Exercise brief
Exclude the pictures and reproduce the remaining data exactly as written.

Data lines

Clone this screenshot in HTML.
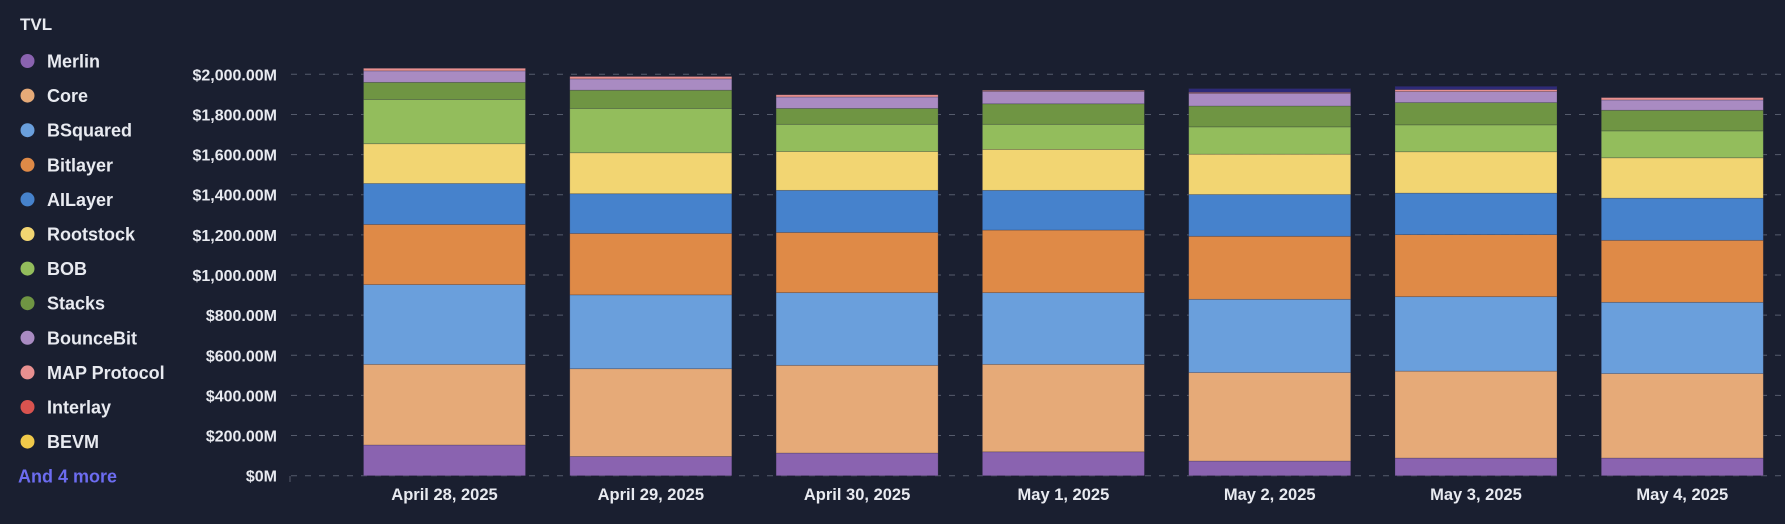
<!DOCTYPE html>
<html><head><meta charset="utf-8"><style>
html,body{margin:0;padding:0;background:#1a1f30;}
body{width:1785px;height:519px;overflow:hidden;font-family:"Liberation Sans",sans-serif;}
svg text{font-family:"Liberation Sans",sans-serif;font-weight:bold;}
</style></head><body>
<svg width="1785" height="519" xmlns="http://www.w3.org/2000/svg">
<rect width="1785" height="519" fill="#1a1f30"/>
<g id="legend"></g>
<g id="grid"></g>
<g id="yaxis"></g>
<g id="bars"></g>
<g id="xaxis"></g>
</svg>
<script>
const categories = ["April 28, 2025","April 29, 2025","April 30, 2025","May 1, 2025","May 2, 2025","May 3, 2025","May 4, 2025"];
const seriesNames = ["Merlin","Core","BSquared","Bitlayer","AILayer","Rootstock","BOB","Stacks","BounceBit","MAP Protocol","Interlay","BEVM","Other"];
const seriesColors = ["#8a63b0","#e6aa78","#6a9fdc","#df8a47","#4682cc","#f2d572","#93bd5c","#6f9543","#a98bc2","#e89090","#d9534f","#f0c94a","#2e2a78"];
const merlin =    [153, 96,113,119, 73, 88, 88];
const core =      [402,437,437,436,441,433,421];
const bsquared =  [397,368,362,357,365,371,355];
const bitlayer =  [300,306,300,312,314,309,309];
const ailayer =   [204,198,210,198,208,207,210];
const rootstock = [198,204,193,204,201,206,201];
const bob =       [221,221,136,125,136,134,134];
const stacks =    [ 85, 91, 79,102,104,111,103];
const bouncebit = [ 57, 56, 57, 62, 63, 55, 51];
const mapProtocol=[ 13, 12, 11,  5,  5, 10, 12];
const interlay =  [  0,  0,  0,  0,  0,  0,  0];
const bevm =      [  0,  0,  0,  0,  0,  0,  0];
const other =     [  0,  0,  0,  0, 19, 16,  0];
const series = [merlin,core,bsquared,bitlayer,ailayer,rootstock,bob,stacks,bouncebit,mapProtocol,interlay,bevm,other];
const legendCount = 12;
const yTicks = [0,200,400,600,800,1000,1200,1400,1600,1800,2000];
const yTickLabels = ["$0M","$200.00M","$400.00M","$600.00M","$800.00M","$1,000.00M","$1,200.00M","$1,400.00M","$1,600.00M","$1,800.00M","$2,000.00M"];

const NS="http://www.w3.org/2000/svg";
function mk(tag,attrs,parent){const e=document.createElementNS(NS,tag);for(const k in attrs)e.setAttribute(k,attrs[k]);parent.appendChild(e);return e;}
const y0=475.7, yMax=74.3;
function yScale(v){return y0-(v/2000)*(y0-yMax);}
function xScale(i){return 363.5+i*206.3;}
const barW=162;

const lg=document.getElementById('legend');
const t=mk('text',{x:20,y:30,fill:'#e8eaf0','font-size':17},lg);t.textContent='TVL';


seriesNames.slice(0,legendCount).forEach((n,i)=>{
  const g=mk('g',{},lg);
  
  
  const cy=61+i*34.6;
  mk('circle',{cx:27.5,cy:cy,r:7,fill:seriesColors[i]},g);
  const tx=mk('text',{x:47,y:cy+6.5,fill:'#e8eaf0','font-size':18},g);tx.textContent=n;
});
const more=mk('text',{x:18,y:61+12*34.6+6.5,fill:'#6c6cf0','font-size':18},lg);more.textContent='And 4 more';



const gg=document.getElementById('grid'), ya=document.getElementById('yaxis');
yTicks.forEach((v,i)=>{
  const y=yScale(v);
  const l=mk('line',{x1:291,x2:1785,y1:y,y2:y,stroke:'#555b6c','stroke-width':1,'stroke-dasharray':'6,8'},gg);
  
  
  const tx=mk('text',{x:277,y:y+6,fill:'#e8eaf0','font-size':16,'text-anchor':'end'},ya);
  tx.textContent=yTickLabels[i];
  
  
});
mk('line',{x1:290,x2:290,y1:476,y2:482,stroke:'#555b6c'},gg);

const bg=document.getElementById('bars'), xa=document.getElementById('xaxis');
categories.forEach((c,i)=>{
  let cum=0;
  const g=mk('g',{},bg);
  
  
  series.forEach((s,k)=>{
    const v=s[i]; if(!v) return;
    const yt=yScale(cum+v), yb=yScale(cum);
    const r=mk('rect',{x:xScale(i),y:yt,width:barW,height:yb-yt,fill:seriesColors[k],stroke:'rgba(40,40,60,0.35)','stroke-width':0.7},g);
    
    
    cum+=v;
  });
  const tx=mk('text',{x:xScale(i)+barW/2,y:500,fill:'#e8eaf0','font-size':16.5,'text-anchor':'middle'},xa);
  tx.textContent=c;
  
  
});
</script>
</body></html>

Exercise response
Clone this screenshot in HTML.
<!DOCTYPE html>
<html><head><meta charset="utf-8"><style>
html,body{margin:0;padding:0;background:#1a1f30;}
body{width:1785px;height:519px;overflow:hidden;font-family:"Liberation Sans",sans-serif;}
svg text{font-family:"Liberation Sans",sans-serif;font-weight:bold;}
</style></head><body>
<svg width="1785" height="519" xmlns="http://www.w3.org/2000/svg">
<rect width="1785" height="519" fill="#1a1f30"/>
<g id="legend"></g>
<g id="grid"></g>
<g id="yaxis"></g>
<g id="bars"></g>
<g id="xaxis"></g>
</svg>
<script>
const categories = ["April 28, 2025","April 29, 2025","April 30, 2025","May 1, 2025","May 2, 2025","May 3, 2025","May 4, 2025"];
const seriesNames = ["Merlin","Core","BSquared","Bitlayer","AILayer","Rootstock","BOB","Stacks","BounceBit","MAP Protocol","Interlay","BEVM","Other"];
const seriesColors = ["#8a63b0","#e6aa78","#6a9fdc","#df8a47","#4682cc","#f2d572","#93bd5c","#6f9543","#a98bc2","#e89090","#d9534f","#f0c94a","#2e2a78"];
const merlin =    [153, 96,113,119, 73, 88, 88];
const core =      [402,437,437,436,441,433,421];
const bsquared =  [397,368,362,357,365,371,355];
const bitlayer =  [300,306,300,312,314,309,309];
const ailayer =   [204,198,210,198,208,207,210];
const rootstock = [198,204,193,204,201,206,201];
const bob =       [221,221,136,125,136,134,134];
const stacks =    [ 85, 91, 79,102,104,111,103];
const bouncebit = [ 57, 56, 57, 62, 63, 55, 51];
const mapProtocol=[ 13, 12, 11,  5,  5, 10, 12];
const interlay =  [  0,  0,  0,  0,  0,  0,  0];
const bevm =      [  0,  0,  0,  0,  0,  0,  0];
const other =     [  0,  0,  0,  0, 19, 16,  0];
const series = [merlin,core,bsquared,bitlayer,ailayer,rootstock,bob,stacks,bouncebit,mapProtocol,interlay,bevm,other];
const legendCount = 12;
const yTicks = [0,200,400,600,800,1000,1200,1400,1600,1800,2000];
const yTickLabels = ["$0M","$200.00M","$400.00M","$600.00M","$800.00M","$1,000.00M","$1,200.00M","$1,400.00M","$1,600.00M","$1,800.00M","$2,000.00M"];

const NS="http://www.w3.org/2000/svg";
function mk(tag,attrs,parent){const e=document.createElementNS(NS,tag);for(const k in attrs)e.setAttribute(k,attrs[k]);parent.appendChild(e);return e;}
const y0=475.7, yMax=74.3;
function yScale(v){return y0-(v/2000)*(y0-yMax);}
function xScale(i){return 363.5+i*206.3;}
const barW=162;

const lg=document.getElementById('legend');
const t=mk('text',{x:20,y:30,fill:'#e8eaf0','font-size':17},lg);t.textContent='TVL';


seriesNames.slice(0,legendCount).forEach((n,i)=>{
  const g=mk('g',{},lg);
  
  
  const cy=61+i*34.6;
  mk('circle',{cx:27.5,cy:cy,r:7,fill:seriesColors[i]},g);
  const tx=mk('text',{x:47,y:cy+6.5,fill:'#e8eaf0','font-size':18},g);tx.textContent=n;
});
const more=mk('text',{x:18,y:61+12*34.6+6.5,fill:'#6c6cf0','font-size':18},lg);more.textContent='And 4 more';



const gg=document.getElementById('grid'), ya=document.getElementById('yaxis');
yTicks.forEach((v,i)=>{
  const y=yScale(v);
  const l=mk('line',{x1:291,x2:1785,y1:y,y2:y,stroke:'#555b6c','stroke-width':1,'stroke-dasharray':'6,8'},gg);
  
  
  const tx=mk('text',{x:277,y:y+6,fill:'#e8eaf0','font-size':16,'text-anchor':'end'},ya);
  tx.textContent=yTickLabels[i];
  
  
});
mk('line',{x1:290,x2:290,y1:476,y2:482,stroke:'#555b6c'},gg);

const bg=document.getElementById('bars'), xa=document.getElementById('xaxis');
categories.forEach((c,i)=>{
  let cum=0;
  const g=mk('g',{},bg);
  
  
  series.forEach((s,k)=>{
    const v=s[i]; if(!v) return;
    const yt=yScale(cum+v), yb=yScale(cum);
    const r=mk('rect',{x:xScale(i),y:yt,width:barW,height:yb-yt,fill:seriesColors[k],stroke:'rgba(40,40,60,0.35)','stroke-width':0.7},g);
    
    
    cum+=v;
  });
  const tx=mk('text',{x:xScale(i)+barW/2,y:500,fill:'#e8eaf0','font-size':16.5,'text-anchor':'middle'},xa);
  tx.textContent=c;
  
  
});
</script>
</body></html>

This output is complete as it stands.